The International Monetary Fund (IMF) has issued a warning against the rapid rise of dollar-denominated stablecoins. The agency is arguing that the sector’s accelerating growth threatens monetary sovereignty in weaker economies.
Stablecoin market now exceeds $300 billion, with more than 97% of tokens pegged to the U.S dollar. This concentration attracts concerns as the Fund says it could disrupt domestic liquidity conditions and weaken the transmission of interest-rate policy.
IMF Flags Rising Currency Substitution Risks
In its new 56-page report, Understanding Stablecoins, the IMF highlights widening regulatory fragmentation across major jurisdictions. This causes a risk of unregulated stablecoin circulation. According to authors at the international agency, mass replacement of national currencies with dollar-pegged stablecoins may undermine the central bank authority in nations with weak currencies or frail institutions.
“Stablecoins may contribute to currency substitution, increase capital flow volatility. These risks could be more pronounced in countries experiencing high inflation, weaker institutions, or diminished confidence in the domestic monetary framework,” the IMF report read.
With roughly 97% of all stablecoins pegged to the U.S. dollar, this strengthens the influence of issuers such as Tether and Circle. As per data by DefiLlama, USDT’s market cap now sits near $185 billion. Meanwhile, USDC has a market capitalization of $77 billion. The two stablecoins dominate global liquidity and dictate reserve strategies that vary across short-term U.S. treasuries, repos, and other cash-equivalent instruments.
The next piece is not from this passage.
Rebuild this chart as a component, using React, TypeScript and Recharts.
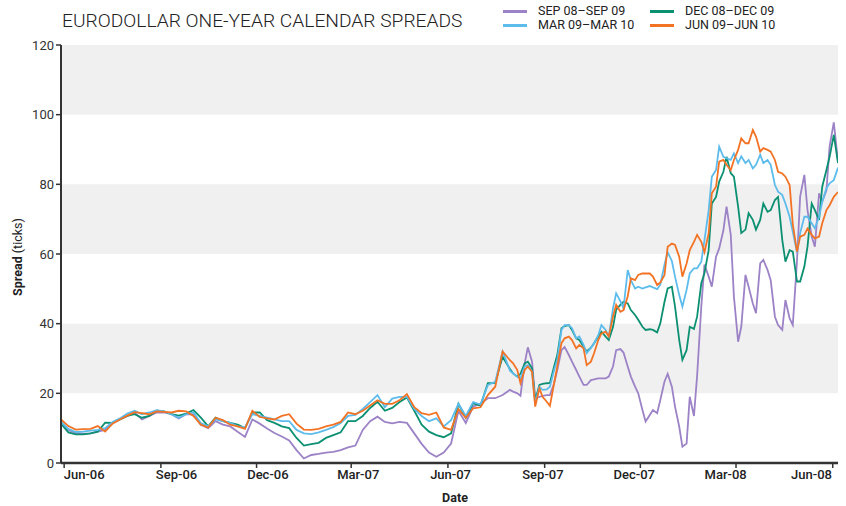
import React from "react";
import { LineChart, Line, XAxis, YAxis, ReferenceArea } from "recharts";

// Weekly points until late July 2007, then twice a week (Mon / Thu).
const DATES = [
  "2006-05-29", "2006-06-05", "2006-06-12", "2006-06-19", "2006-06-26", "2006-07-03", "2006-07-10", "2006-07-17",
  "2006-07-24", "2006-07-31", "2006-08-07", "2006-08-14", "2006-08-21", "2006-08-28", "2006-09-04", "2006-09-11",
  "2006-09-18", "2006-09-25", "2006-10-02", "2006-10-09", "2006-10-16", "2006-10-23", "2006-10-30", "2006-11-06",
  "2006-11-13", "2006-11-20", "2006-11-27", "2006-12-04", "2006-12-11", "2006-12-18", "2006-12-25", "2007-01-01",
  "2007-01-08", "2007-01-15", "2007-01-22", "2007-01-29", "2007-02-05", "2007-02-12", "2007-02-19", "2007-02-26",
  "2007-03-05", "2007-03-12", "2007-03-19", "2007-03-26", "2007-04-02", "2007-04-09", "2007-04-16", "2007-04-23",
  "2007-04-30", "2007-05-07", "2007-05-14", "2007-05-21", "2007-05-28", "2007-06-04", "2007-06-11", "2007-06-18",
  "2007-06-25", "2007-07-02", "2007-07-09", "2007-07-16", "2007-07-23",
  "2007-07-30", "2007-08-02", "2007-08-06", "2007-08-09", "2007-08-13", "2007-08-16", "2007-08-20", "2007-08-23",
  "2007-08-27", "2007-08-30", "2007-09-03", "2007-09-06", "2007-09-10", "2007-09-13", "2007-09-17", "2007-09-20",
  "2007-09-24", "2007-09-27", "2007-10-01", "2007-10-04", "2007-10-08", "2007-10-11", "2007-10-15", "2007-10-18",
  "2007-10-22", "2007-10-25", "2007-10-29", "2007-11-01", "2007-11-05", "2007-11-08", "2007-11-12", "2007-11-15",
  "2007-11-19", "2007-11-22", "2007-11-26", "2007-11-29", "2007-12-03", "2007-12-06", "2007-12-10", "2007-12-13",
  "2007-12-17", "2007-12-20", "2007-12-24", "2007-12-27", "2007-12-31", "2008-01-03", "2008-01-07", "2008-01-10",
  "2008-01-14", "2008-01-17", "2008-01-21", "2008-01-24", "2008-01-28", "2008-01-31", "2008-02-04", "2008-02-07",
  "2008-02-11", "2008-02-14", "2008-02-18", "2008-02-21", "2008-02-25", "2008-02-28", "2008-03-03", "2008-03-06",
  "2008-03-10", "2008-03-13", "2008-03-17", "2008-03-20", "2008-03-24", "2008-03-27", "2008-03-31", "2008-04-03",
  "2008-04-07", "2008-04-10", "2008-04-14", "2008-04-17", "2008-04-21", "2008-04-24", "2008-04-28", "2008-05-01",
  "2008-05-05", "2008-05-08", "2008-05-12", "2008-05-15", "2008-05-19", "2008-05-22", "2008-05-26", "2008-05-29",
  "2008-06-02", "2008-06-06",
];

const SEP08 = [
  11.5, 9.5, 8.6, 8.4, 8.5, 9.0, 9.5, 11.5, 12.5, 13.5, 14.5, 12.5, 13.5, 14.5, 14.5, 14.0,
  12.8, 14.0, 14.0, 11.0, 10.0, 12.0, 11.0, 10.5, 9.0, 7.5, 12.5, 11.3, 9.9, 8.6, 7.6, 6.5,
  3.7, 1.3, 2.3, 2.6, 3.0, 3.2, 3.7, 4.5, 5.0, 9.5, 12.0, 13.3, 11.8, 11.4, 11.8, 11.5,
  8.5, 5.5, 3.0, 1.8, 3.0, 5.6, 15.0, 11.5, 16.2, 17.0, 18.6, 18.6, 19.5,
  21.0, 20.5, 20.0, 19.3, 28.6, 33.2, 29.1, 18.5, 19.0, 19.3, 19.5, 19.5, 22.9, 26.7, 32.4, 33.3,
  31.0, 29.1, 26.7, 24.8, 22.4, 22.4, 23.8, 24.0, 24.3, 24.3, 24.3, 24.8, 27.7, 32.4, 32.7, 31.7,
  27.7, 24.8, 21.9, 20.0, 15.2, 11.9, 13.8, 15.2, 14.3, 18.1, 23.4, 25.6, 21.9, 16.2, 10.4, 4.7,
  5.6, 19.0, 13.5, 25.0, 45.0, 57.0, 53.5, 50.6, 59.2, 61.6, 66.8, 73.6, 65.5, 47.8, 34.8, 39.1,
  54.0, 50.6, 45.8, 43.0, 57.3, 58.3, 55.4, 52.5, 42.0, 39.6, 38.2, 46.8, 41.5, 39.6, 58.0, 76.5,
  82.7, 72.6, 65.0, 62.1, 77.4, 75.0, 78.3, 90.8, 97.8, 86.5,
];

const DEC08 = [
  11.3, 8.8, 8.2, 8.2, 8.5, 9.0, 11.6, 11.5, 12.5, 13.5, 14.0, 13.0, 13.5, 15.0, 14.8, 14.0,
  13.6, 14.2, 15.2, 13.0, 10.5, 13.0, 12.0, 11.5, 11.0, 10.0, 14.5, 14.5, 12.3, 11.5, 10.5, 10.0,
  7.2, 5.0, 5.4, 5.8, 7.2, 8.0, 8.8, 12.0, 12.0, 13.5, 15.8, 17.6, 15.0, 15.8, 17.5, 18.8,
  15.0, 11.0, 9.0, 8.0, 7.4, 8.5, 17.0, 13.0, 17.1, 16.5, 22.9, 23.0, 30.5,
  27.0, 25.7, 24.8, 25.6, 28.6, 29.1, 27.2, 18.0, 22.4, 22.7, 22.9, 23.0, 27.7, 31.0, 38.7, 39.3,
  39.6, 38.2, 35.8, 35.3, 33.4, 32.0, 33.1, 34.4, 36.3, 37.7, 36.3, 35.3, 39.0, 44.0, 45.4, 46.3,
  45.8, 43.9, 42.5, 41.1, 39.1, 38.2, 38.4, 38.2, 37.5, 40.1, 46.3, 50.1, 50.6, 44.9, 35.3, 29.6,
  32.4, 39.1, 38.5, 42.0, 51.6, 54.5, 61.1, 74.5, 76.4, 80.8, 83.6, 87.9, 83.2, 82.2, 73.6, 66.0,
  67.0, 71.7, 69.8, 67.0, 69.8, 74.5, 72.1, 72.6, 75.5, 76.4, 64.0, 57.8, 61.1, 60.7, 52.1, 52.1,
  56.4, 62.1, 74.5, 72.6, 69.8, 79.3, 84.1, 87.9, 94.2, 86.1,
];

const MAR09 = [
  11.8, 9.8, 8.9, 9.0, 9.3, 9.5, 10.0, 11.8, 12.8, 14.2, 15.0, 14.0, 14.5, 15.2, 14.8, 14.0,
  13.0, 14.0, 14.5, 11.5, 10.5, 12.5, 12.0, 11.5, 10.5, 10.2, 14.0, 13.5, 13.0, 12.5, 12.0, 12.0,
  9.5, 8.5, 8.3, 8.8, 9.5, 10.3, 11.5, 13.5, 13.8, 15.5, 17.5, 19.5, 16.0, 18.5, 19.0, 19.0,
  15.5, 13.5, 12.0, 12.8, 10.5, 12.3, 17.0, 13.5, 17.5, 16.8, 22.4, 23.3, 32.0,
  26.5, 25.7, 24.8, 24.3, 27.7, 28.1, 26.2, 17.1, 21.9, 21.0, 21.1, 21.9, 26.7, 29.6, 38.2, 39.6,
  39.6, 38.7, 35.8, 36.3, 33.9, 31.5, 33.1, 34.4, 36.7, 39.6, 38.2, 36.3, 44.4, 48.7, 46.5, 44.4,
  55.4, 52.5, 50.1, 50.6, 50.1, 50.4, 50.8, 50.4, 49.9, 51.2, 57.0, 60.5, 58.0, 53.5, 48.2, 44.9,
  49.7, 54.4, 55.9, 55.9, 57.8, 64.0, 72.6, 82.2, 84.1, 90.8, 87.9, 87.5, 87.0, 88.9, 86.1, 88.0,
  86.1, 87.0, 84.6, 85.6, 88.5, 86.1, 87.0, 85.6, 79.8, 77.9, 76.9, 74.5, 70.7, 66.4, 60.5, 66.0,
  70.7, 70.7, 68.8, 67.4, 70.7, 75.0, 78.9, 80.3, 81.2, 84.8,
];

const JUN09 = [
  12.5, 10.6, 9.6, 9.7, 9.8, 10.6, 9.0, 11.3, 12.5, 13.6, 14.6, 14.3, 14.0, 14.8, 14.7, 14.5,
  15.0, 14.8, 13.5, 11.0, 10.2, 13.0, 12.3, 11.0, 10.5, 9.8, 15.0, 13.2, 12.8, 12.5, 13.5, 14.0,
  11.3, 9.6, 9.5, 9.8, 10.5, 11.0, 11.8, 14.5, 14.0, 15.0, 16.5, 18.0, 17.0, 17.0, 18.0, 19.8,
  16.0, 14.3, 13.8, 14.5, 10.2, 9.5, 15.5, 13.0, 15.7, 16.0, 19.5, 21.9, 32.0,
  29.5, 28.6, 26.7, 22.9, 26.7, 27.7, 26.2, 16.2, 21.4, 19.0, 17.6, 16.4, 22.9, 27.7, 34.4, 35.8,
  36.3, 35.3, 32.9, 33.9, 32.9, 28.1, 29.1, 31.5, 35.3, 37.2, 37.7, 36.3, 42.0, 45.4, 43.4, 43.9,
  47.8, 53.0, 52.5, 54.0, 54.4, 54.4, 54.4, 53.5, 51.1, 51.8, 54.0, 62.1, 63.0, 62.6, 59.2, 53.5,
  57.3, 61.1, 63.5, 65.5, 63.5, 60.5, 65.9, 77.4, 79.3, 86.5, 87.0, 85.6, 84.1, 87.0, 89.9, 93.2,
  91.8, 91.8, 95.6, 93.7, 89.4, 90.4, 89.9, 89.4, 87.0, 83.6, 83.1, 82.2, 79.8, 68.6, 60.7, 65.0,
  65.5, 67.3, 65.5, 64.5, 65.0, 68.8, 72.6, 74.0, 76.4, 77.8,
];

const X_TICKS = [
  "2006-06-01", "2006-09-01", "2006-12-01", "2007-03-01", "2007-06-01",
  "2007-09-01", "2007-12-01", "2008-03-01", "2008-06-01",
];
const Y_TICKS = [0, 20, 40, 60, 80, 100, 120];
const BANDS = [[20, 40], [60, 80], [100, 120]];
const MONTHS = ["Jan", "Feb", "Mar", "Apr", "May", "Jun", "Jul", "Aug", "Sep", "Oct", "Nov", "Dec"];

const SERIES = [
  { key: "sep08", label: "SEP 08–SEP 09", color: "#9c82c6", values: SEP08 },
  { key: "dec08", label: "DEC 08–DEC 09", color: "#0b9072", values: DEC08 },
  { key: "mar09", label: "MAR 09–MAR 10", color: "#5dbcec", values: MAR09 },
  { key: "jun09", label: "JUN 09–JUN 10", color: "#f37325", values: JUN09 },
];

const FONT = "Roboto, 'Liberation Sans', sans-serif";
const DAY = 86400000;

const toDay = (s: string) => Date.parse(s + "T00:00:00Z") / DAY;

function fmtDate(day: number) {
  const d = new Date(Math.round(day) * DAY);
  return `${MONTHS[d.getUTCMonth()]}-${String(d.getUTCFullYear() % 100).padStart(2, "0")}`;
}

// labels in the source sit a bit right of the early ticks and left of the late ones
function DateTick({ x, y, payload }: any) {
  const shift = 22.9 - 0.0452 * x;
  return (
    <text x={x + shift} y={y} dy="0.71em" textAnchor="middle" fontSize={13} fontWeight={500} fill="#222" fontFamily={FONT}>
      {fmtDate(payload.value)}
    </text>
  );
}

const data = DATES.map((d, i) => {
  const row: Record<string, number> = { t: toDay(d) };
  for (const s of SERIES) row[s.key] = s.values[i];
  return row;
});

export default function App() {
  return (
    <div style={{ position: "absolute", left: 0, top: 0, width: 846, height: 506, background: "#fff", fontFamily: FONT }}>
      <div style={{ position: "absolute", left: 62, top: 11, fontSize: 19.2, fontWeight: 300, color: "#222", lineHeight: 1, whiteSpace: "nowrap" }}>
        EURODOLLAR ONE-YEAR CALENDAR SPREADS
      </div>

      <div style={{ position: "absolute", left: 503, top: 4, display: "grid", gridTemplateColumns: "147px 147px", fontSize: 12.5, color: "#222", lineHeight: "14px" }}>
        {SERIES.map((s) => (
          <div key={s.key} style={{ display: "flex", alignItems: "center", whiteSpace: "nowrap" }}>
            <span style={{ display: "inline-block", width: 24, height: 3, background: s.color, marginRight: 11 }} />
            {s.label}
          </div>
        ))}
      </div>

      <div style={{ position: "absolute", left: 17, top: 257, transform: "translate(-50%, -50%) rotate(-90deg)", fontSize: 12.5, color: "#222", whiteSpace: "nowrap" }}>
        <b>Spread</b> (ticks)
      </div>
      <div style={{ position: "absolute", left: 455, top: 498, transform: "translate(-50%, -50%)", fontSize: 12.5, fontWeight: 700, color: "#222", lineHeight: 1 }}>
        Date
      </div>

      <LineChart width={846} height={506} data={data} margin={{ top: 45, right: 8, bottom: 0, left: 0 }}>
        {BANDS.map(([a, b]) => (
          <ReferenceArea key={a} y1={a} y2={b} fill="#f0f0f0" fillOpacity={1} stroke="none" ifOverflow="visible" />
        ))}
        <XAxis
          dataKey="t"
          type="number"
          domain={[toDay(DATES[0]), toDay(DATES[DATES.length - 1])]}
          ticks={X_TICKS.map(toDay)}
          tick={<DateTick />}
          tickSize={5}
          height={43}
          axisLine={{ stroke: "#333", strokeWidth: 2.5 }}
          tickLine={{ stroke: "#333", strokeWidth: 1.5 }}
          allowDataOverflow
        />
        <YAxis
          domain={[0, 120]}
          ticks={Y_TICKS}
          width={61}
          tickSize={5}
          tick={{ fontSize: 13, fill: "#333", fontFamily: FONT }}
          axisLine={{ stroke: "#333", strokeWidth: 2 }}
          tickLine={{ stroke: "#333", strokeWidth: 1.5 }}
        />
        {SERIES.map((s) => (
          <Line
            key={s.key}
            dataKey={s.key}
            stroke={s.color}
            strokeWidth={1.8}
            dot={false}
            type="linear"
            isAnimationActive={false}
          />
        ))}
      </LineChart>
    </div>
  );
}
According to IMF, use of these dollar-backed stablecoins can grow very fast in economies shaken by inflation or capital erosion. As a result, foreign stablecoins may replace domestic currencies in payment, savings, and online commerce. Such a change could make interest-rate policies less effective. It could also make the central banks channels ineffective in managing liquidity. Some economies may also lose monetary traction long before they launch sovereign digital alternatives.
Regulatory Fragmentation Fuels Market Risks
As per the IMF report, the Fund believes that fragmented regulations across the United States, Europe, and Asia create difficulties. This makes it challenging to have clear global oversight over the stablecoin market. The differing regulations such as the GENIUS Act in the U.S, the EU’s MiCA regime, Japan’s stablecoin framework, and several U.S. state-level systems allow issuers to exploit geographic gaps by shifting activity into more permissive jurisdictions, according to the IMF.
“Many authorities have started implementing international standards for stablecoins, but the landscape remains fragmented. A comparative analysis of legal and regulatory frameworks in Japan, the European Union, the United States (yet to be fully implemented), and the United Kingdom (still in the proposal stage) highlights different approaches in several important areas…This may create regulatory arbitrage opportunities that could affect the overall effectiveness of the regulations,” the Fund wrote.
The imbalance can be seen across Tether and Circle whose reserve structures, according to the IMF, make it difficult to supervise. Tether holds roughly 75% of its collateral in short-term U.S. Treasuries but also holds 5% in bitcoin, a detail that raises questions for regulators.
On the other hand, Circle maintains around 40% of its reserves in Treasuries, and the rest in cash and regulated banking instruments. The Fund says these contrasting approaches demonstrate why global standards remain essential.
The IMF warns that liquidity has already split between American and European pools following the implementation of the GENIUS Act. This separation, documented by CertiK, confirms the “balkanization” of stablecoins markets. IMF’s report says this trend will intensify without coordinated legal definitions, uniform redemption rules, and cross-border supervisory colleges.
IMF Calls for Stronger Policies and Global Coordination of the Stablecoins Market
International coordination and stronger policies remains the IMF’s central recommendation. The IMF urges governments to align reserve standards, AML rules, and redemption rights to prevent the build-up of shadow-banking risks. Failure to act exposes the world to fast-moving financial shocks transmitted through dollar stablecoins, especially in vulnerable economies.
According to the IMF, the Stablecoins sector has reached a scale where global monetary and financial stability are at stake. It calls on regulators to close jurisdictional gaps now, warning that the window for coordinated action is narrowing as adoption continues to surge.